The peculiar interrelations between the Town of Raritan and the Township of Bridgewater need not be explored at length since they have been discussed by the Supreme Court. Cf. Crisci v. Board of Commissioners of Raritan, 119 N.J.L. 103. For the purpose of this opinion we borrow from the relator's brief, as follows:

"The only inter-relation between Relator and Defendant which has been carried down from 1868 through 1947 is that the Relator never appointed or elected a tax assessor and tax collector, and the defendant has since 1868 been assessing and collecting taxes within the Town of Raritan. The method used through all the years consisted of the Relator passing annual ordinances, setting forth anticipated revenues and expenditures of the town, and determining the amount of money to be raised by local taxation.
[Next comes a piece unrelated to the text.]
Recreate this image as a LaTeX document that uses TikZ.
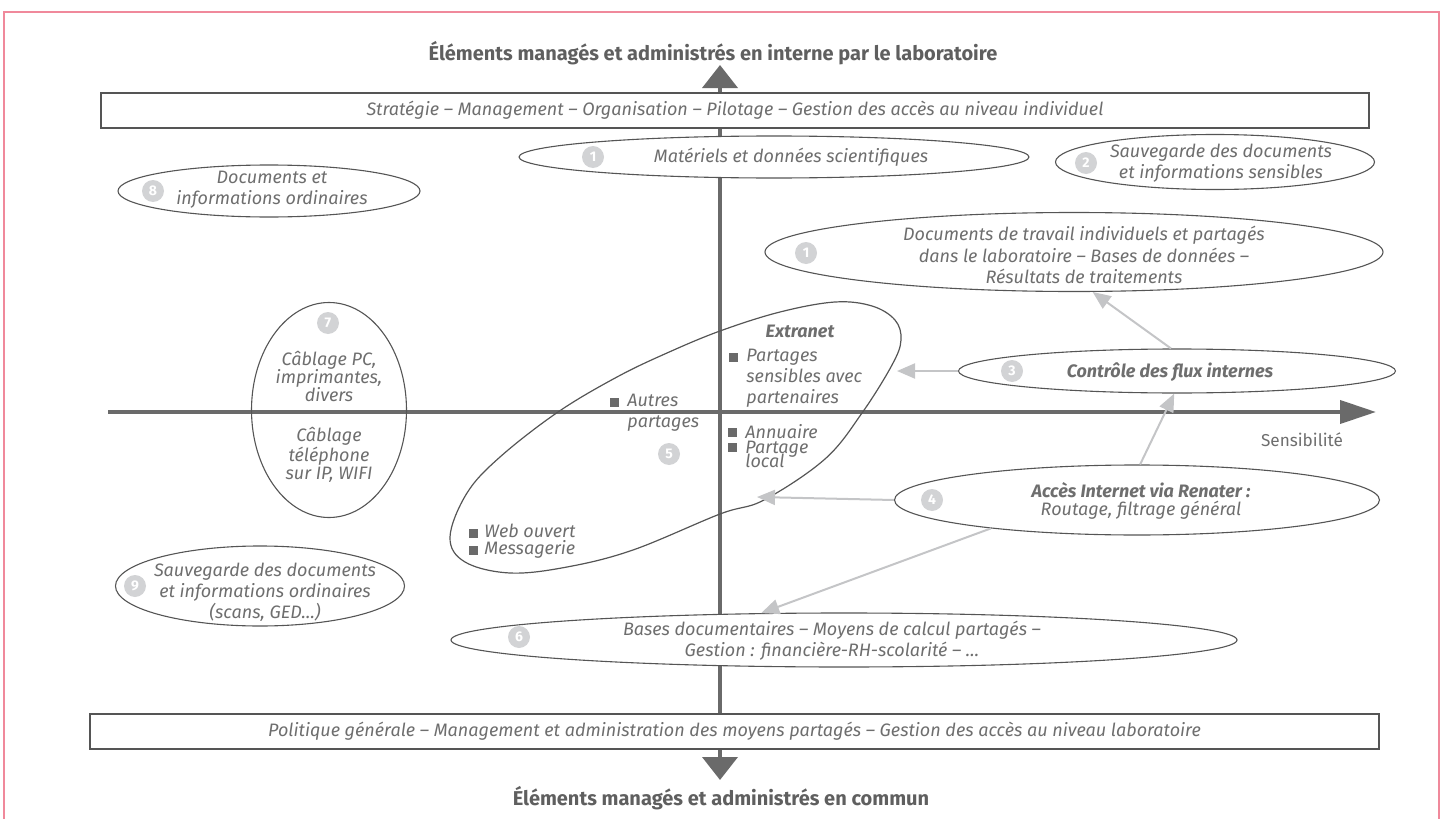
\documentclass[tikz,border=0pt]{standalone}
\usepackage{fontspec}
\setmainfont{Fira Sans}
\usetikzlibrary{arrows.meta}
\usetikzlibrary{shapes.geometric}

\definecolor{axisgray}{HTML}{6A6A6A}
\definecolor{txtgray}{HTML}{6E6E6E}
\definecolor{linegray}{HTML}{555555}
\definecolor{flowgray}{HTML}{C4C5C7}
\definecolor{badgegray}{HTML}{D2D3D5}
\definecolor{framepink}{HTML}{F0899B}

\tikzset{
 oval/.style={ellipse, draw=linegray, line width=0.55pt, fill=white, inner sep=0pt},
 txt/.style={text=txtgray, font=\fontsize{9}{10.6}\selectfont\itshape, align=center, inner sep=0pt},
 band/.style={draw=linegray, line width=0.6pt, fill=white, inner sep=0pt, text=txtgray, font=\fontsize{9}{10.6}\selectfont\itshape},
 badge/.style={circle, fill=badgegray, text=white, font=\fontsize{7}{7}\selectfont\bfseries, minimum size=11pt, inner sep=0pt},
 heading/.style={text=axisgray!90!black, font=\fontsize{10}{11}\selectfont\bfseries, inner sep=0pt},
 item/.style={txt, align=left, anchor=west},
 bullet/.style={fill=axisgray, minimum size=4.5pt, inner sep=0pt},
 axis/.style={draw=axisgray, line width=2pt},
 flow/.style={draw=flowgray, line width=1pt, -{Triangle[length=9pt,width=7.5pt]}},
}

\begin{document}
\begin{tikzpicture}[x=0.5pt,y=-0.5pt]
\useasboundingbox (0,0) rectangle (1448,819);
\draw[framepink, line width=1pt] (4,840) -- (4,12) -- (1439,12) -- (1439,840);

\coordinate (yN) at (720,65);
\coordinate (yS) at (720,780);
\coordinate (xW) at (108,412);
\coordinate (xE) at (1376,412);
\draw[axis, {Triangle[length=11.5pt,width=17.5pt]}-{Triangle[length=11.5pt,width=17.5pt]}] (yS) -- (yN);
\draw[axis, -{Triangle[length=18pt,width=11.5pt]}] (xW) -- (xE);

\node[heading] (ttop) at (713,53) {Éléments managés et administrés en interne par le laboratoire};
\node[heading] (tbot) at (721,798) {Éléments managés et administrés en commun};
\node[text=txtgray, font=\fontsize{8.6}{10}\selectfont, inner sep=0pt] (sens) at (1302,440) {Sensibilité};

\node[band, minimum width=634pt, minimum height=17.5pt] (top) at (735,110.5)
 {Stratégie – Management – Organisation – Pilotage – Gestion des accès au niveau individuel};
\node[band, minimum width=644.5pt, minimum height=17.5pt] (bot) at (734.5,731.5)
 {Politique générale – Management et administration des moyens partagés – Gestion des accès au niveau laboratoire};

\node[oval, minimum width=255pt, minimum height=21pt] (mat) at (774,157) {};
\node[oval, minimum width=159.5pt, minimum height=27.5pt] (save2) at (1215,162) {};
\node[oval, minimum width=151pt, minimum height=26pt] (ord8) at (269,191) {};
\node[oval, minimum width=309pt, minimum height=39.5pt] (docs) at (1074,252) {};
\node[oval, minimum width=218.5pt, minimum height=22pt] (flux) at (1177,371) {};
\node[oval, minimum width=242.5pt, minimum height=35pt] (net) at (1137,500) {};
\node[oval, minimum width=393pt, minimum height=27pt] (calc6) at (844,640) {};
\node[oval, minimum width=144.5pt, minimum height=40pt] (save9) at (260,586) {};
\node[oval, fill=none, minimum width=77.5pt, minimum height=107.5pt] (cable7) at (329,410) {};

\draw[linegray, line width=0.6pt] plot[smooth cycle, tension=0.6] coordinates {
 (450,537) (467,493) (500,457) (558,412) (617,377) (667,353) (720,331) (780,312)
 (835,302) (872,306) (895,320) (901,340) (892,365) (862,413) (825,459) (764,500)
 (720,514) (633,550) (567,567) (510,573) (465,562)};
\coordinate (extraE) at (897,371);
\coordinate (extraS) at (757,497);

\node[txt] (mat-t) at (791,157) {Matériels et données scientifiques};
\node[txt] (save2-t) at (1221,163) {Sauvegarde des documents\\et informations sensibles};
\node[txt] (ord8-t) at (272,190) {Documents et\\informations ordinaires};
\node[txt] (docs-t) at (1084,255) {Documents de travail individuels et partagés\\dans le laboratoire – Bases de données –\\Résultats de traitements};
\node[txt, font=\fontsize{9}{10.6}\selectfont\bfseries\itshape] (flux-t) at (1170,372) {Contrôle des flux internes};
\node[txt, font=\fontsize{9}{9.2}\selectfont\itshape] (net-t) at (1141,501) {\textbf{Accès Internet via Renater :}\\Routage, filtrage général};
\node[txt] (calc6-t) at (832,641) {Bases documentaires – Moyens de calcul partagés –\\Gestion : financière-RH-scolarité – …};
\node[txt] (save9-t) at (265,592) {Sauvegarde des documents\\et informations ordinaires\\(scans, GED…)};
\node[txt, font=\fontsize{9}{9}\selectfont\itshape] (cable7-a) at (329,376) {Câblage PC,\\imprimantes,\\divers};
\node[txt, font=\fontsize{9}{9}\selectfont\itshape] (cable7-b) at (329,455) {Câblage\\téléphone\\sur IP, WIFI};

\node[txt, font=\fontsize{9}{10.6}\selectfont\bfseries\itshape] (extra) at (800,331) {Extranet};
\node[item] (it-part) at (746,378) {Partages\\sensibles avec\\partenaires};
\node[item] (it-loc) at (745,446.5) {Annuaire\\[-3.35pt]Partage\\[-3.35pt]local};
\node[item] (it-autres) at (627,412.5) {Autres\\partages};
\node[item] (it-web) at (484,541.5) {Web ouvert\\[-2.1pt]Messagerie};
\foreach \mx/\my [count=\i] in {733/357,732/432,732/447,614/402,473/533,473/550}
 \node[bullet] (bullet\i) at (\mx,\my) {};

\foreach \bx/\by/\bn [count=\i] in {593/157/1,1086/163/2,153/191/8,806/253/1,1012/371/3,
 932/500/4,669/454/5,519/637/6,328/323/7,135/586/9}
 \node[badge] (badge\i) at (\bx,\by) {\bn};

\draw[flow] (flux.105) -- (docs.-65);
\draw[flow] (flux.west) -- (extraE);
\draw[flow] (net.85) -- (flux.-97);
\draw[flow] (net.west) -- (extraS);
\draw[flow] (net.191) -- (calc6.162);
\end{tikzpicture}
\end{document}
This amount was then certified by Relator to the Defendant, who then assesses and collects the taxes necessary, and turns over the money so collected to the Treasurer of Raritan and by him expended in accordance with the budgetary provisions. Defendant likewise collects the State and County taxes and pays over to Relator a proportion of the road tax.
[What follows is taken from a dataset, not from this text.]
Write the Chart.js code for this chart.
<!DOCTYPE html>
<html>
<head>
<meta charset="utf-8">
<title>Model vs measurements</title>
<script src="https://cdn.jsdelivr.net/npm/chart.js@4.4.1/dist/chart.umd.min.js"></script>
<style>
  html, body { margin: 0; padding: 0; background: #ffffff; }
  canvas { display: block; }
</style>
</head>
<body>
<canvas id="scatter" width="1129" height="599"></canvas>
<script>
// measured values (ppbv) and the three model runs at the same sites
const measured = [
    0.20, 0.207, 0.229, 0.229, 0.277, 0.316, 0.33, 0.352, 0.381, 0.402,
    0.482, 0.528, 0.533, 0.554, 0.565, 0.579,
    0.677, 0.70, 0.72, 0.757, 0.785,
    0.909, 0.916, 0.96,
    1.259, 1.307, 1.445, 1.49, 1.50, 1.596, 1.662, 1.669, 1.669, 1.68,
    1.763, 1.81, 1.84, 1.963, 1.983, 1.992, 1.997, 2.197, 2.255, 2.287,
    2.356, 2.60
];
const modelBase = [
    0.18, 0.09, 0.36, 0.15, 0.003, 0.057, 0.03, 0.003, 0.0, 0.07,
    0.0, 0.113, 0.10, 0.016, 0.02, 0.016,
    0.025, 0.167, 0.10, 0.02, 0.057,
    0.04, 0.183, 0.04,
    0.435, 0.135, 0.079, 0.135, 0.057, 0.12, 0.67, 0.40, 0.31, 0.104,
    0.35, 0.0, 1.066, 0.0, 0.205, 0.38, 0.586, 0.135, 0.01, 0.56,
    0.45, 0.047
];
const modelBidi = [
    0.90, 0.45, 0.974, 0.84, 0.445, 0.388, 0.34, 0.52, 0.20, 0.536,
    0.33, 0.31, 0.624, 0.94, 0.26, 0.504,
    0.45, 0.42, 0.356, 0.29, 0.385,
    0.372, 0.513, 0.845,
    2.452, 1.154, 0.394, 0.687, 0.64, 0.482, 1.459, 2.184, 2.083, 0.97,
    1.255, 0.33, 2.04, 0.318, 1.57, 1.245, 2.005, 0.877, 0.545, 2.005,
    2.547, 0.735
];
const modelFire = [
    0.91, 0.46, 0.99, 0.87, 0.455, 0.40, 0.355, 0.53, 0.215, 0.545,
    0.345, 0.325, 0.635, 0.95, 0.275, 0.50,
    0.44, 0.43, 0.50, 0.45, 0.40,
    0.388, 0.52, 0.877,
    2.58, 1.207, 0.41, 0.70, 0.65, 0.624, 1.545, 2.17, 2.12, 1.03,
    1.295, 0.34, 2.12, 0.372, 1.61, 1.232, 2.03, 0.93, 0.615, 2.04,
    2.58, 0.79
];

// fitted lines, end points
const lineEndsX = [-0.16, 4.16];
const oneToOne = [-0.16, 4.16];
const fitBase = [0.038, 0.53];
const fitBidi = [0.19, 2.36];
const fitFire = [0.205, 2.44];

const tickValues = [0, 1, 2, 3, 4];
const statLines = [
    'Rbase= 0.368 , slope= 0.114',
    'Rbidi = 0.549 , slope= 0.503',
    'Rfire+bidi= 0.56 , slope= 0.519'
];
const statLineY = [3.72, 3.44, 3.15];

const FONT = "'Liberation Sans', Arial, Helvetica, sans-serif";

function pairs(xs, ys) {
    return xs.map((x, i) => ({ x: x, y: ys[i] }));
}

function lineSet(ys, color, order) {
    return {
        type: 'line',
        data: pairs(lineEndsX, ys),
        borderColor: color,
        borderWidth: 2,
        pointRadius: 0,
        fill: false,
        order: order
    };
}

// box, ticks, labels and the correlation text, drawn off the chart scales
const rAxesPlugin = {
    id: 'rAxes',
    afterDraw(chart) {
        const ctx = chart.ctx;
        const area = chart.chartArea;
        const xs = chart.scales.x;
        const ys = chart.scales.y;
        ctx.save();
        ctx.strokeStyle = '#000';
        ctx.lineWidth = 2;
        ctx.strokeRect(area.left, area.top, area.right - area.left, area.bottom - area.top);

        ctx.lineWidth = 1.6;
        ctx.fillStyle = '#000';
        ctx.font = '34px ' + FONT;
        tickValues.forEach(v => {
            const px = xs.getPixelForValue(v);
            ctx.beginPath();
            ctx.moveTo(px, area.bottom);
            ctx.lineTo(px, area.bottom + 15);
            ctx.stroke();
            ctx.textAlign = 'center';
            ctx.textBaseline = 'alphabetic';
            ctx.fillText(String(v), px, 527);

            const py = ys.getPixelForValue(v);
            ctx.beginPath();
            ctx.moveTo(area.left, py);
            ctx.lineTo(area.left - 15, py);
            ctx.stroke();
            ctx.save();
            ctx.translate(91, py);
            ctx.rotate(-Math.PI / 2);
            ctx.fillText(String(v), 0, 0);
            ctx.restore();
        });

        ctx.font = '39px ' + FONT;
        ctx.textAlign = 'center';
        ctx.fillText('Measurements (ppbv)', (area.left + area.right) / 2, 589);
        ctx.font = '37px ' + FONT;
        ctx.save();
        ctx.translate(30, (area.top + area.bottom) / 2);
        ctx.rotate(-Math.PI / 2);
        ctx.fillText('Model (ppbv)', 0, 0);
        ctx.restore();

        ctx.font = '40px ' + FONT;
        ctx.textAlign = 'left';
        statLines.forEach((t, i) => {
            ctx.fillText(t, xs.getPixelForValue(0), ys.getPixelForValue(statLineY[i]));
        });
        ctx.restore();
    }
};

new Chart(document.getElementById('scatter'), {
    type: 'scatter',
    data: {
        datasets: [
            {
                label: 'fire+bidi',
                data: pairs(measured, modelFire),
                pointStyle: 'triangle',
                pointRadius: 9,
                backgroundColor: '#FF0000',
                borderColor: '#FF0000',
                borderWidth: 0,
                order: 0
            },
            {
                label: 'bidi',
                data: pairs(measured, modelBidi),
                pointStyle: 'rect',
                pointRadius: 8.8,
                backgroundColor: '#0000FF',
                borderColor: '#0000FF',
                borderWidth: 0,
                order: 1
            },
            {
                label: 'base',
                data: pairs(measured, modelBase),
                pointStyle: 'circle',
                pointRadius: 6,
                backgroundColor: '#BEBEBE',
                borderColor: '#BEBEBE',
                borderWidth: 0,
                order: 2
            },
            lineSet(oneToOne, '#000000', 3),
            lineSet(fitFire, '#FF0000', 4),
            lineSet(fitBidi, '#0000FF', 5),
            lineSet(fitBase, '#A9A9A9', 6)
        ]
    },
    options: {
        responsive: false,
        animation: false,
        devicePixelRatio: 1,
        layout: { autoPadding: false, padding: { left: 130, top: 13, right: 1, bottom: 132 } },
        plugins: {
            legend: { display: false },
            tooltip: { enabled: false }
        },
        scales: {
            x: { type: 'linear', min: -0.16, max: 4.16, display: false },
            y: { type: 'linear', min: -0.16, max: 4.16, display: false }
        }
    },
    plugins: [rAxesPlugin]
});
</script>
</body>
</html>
"In addition to assessing and collecting the taxes for Raritan as certified to it by the Town of Raritan, the Defendant also regards the taxable property of Raritan as being part of the taxable property of Bridgewater, and assesses and collects from the inhabitants of Raritan, taxes in accordance with the local Bridgewater Township rate.

"For many years, the Relator anticipated in its annual budget a revenue designated 'road tax' from the Defendant and, likewise, the Defendant has been appropriating in its budget an item -- 'Town of Raritan -- Roads.' Each year beginning

[137 NJL Page 241]

with the year 1931 and continuing through the year 1946, the Defendant has paid over to the Relator as its proportion of the road tax the sum of $9,000. In the year 1947 there was again anticipated $9,000 in the Relator's budget as due from the Defendant for roads, and in the 1947 budget of the Defendant there was appropriated an item 'Town of Raritan -- Roads, $9,000.00.'"

An additional fact to be considered is that in 1946 Raritan received $13,450.30 from second class railroad taxes which it retained in its treasury contrary to a practice of some ten years' standing of turning such second class railroad taxes over to Bridgewater to be apportioned between the two municipalities.

The relator states that "the defendants' obligation * * * is predicated upon their contractual relationship, as evidenced by their respective budgets, and course of dealings for many years * * *." In our opinion, Raritan's claim grounded as it is on an asserted contract evidenced by annual budget appropriations over a course of years is a far cry from being either clear or certain. Uszkay v. Dill, 92 N.J.L. 327.

Furthermore, Bridgewater should be afforded an opportunity to set off its claim against Raritan with reference to the second class railroad taxes.

Mandamus is not the appropriate proceeding in which to do so. Where there is a doubtful case, the writ will not be issued. O'Hara v. Fagan, 56 N.J.L. 279.

The rule to show cause is discharged, with costs.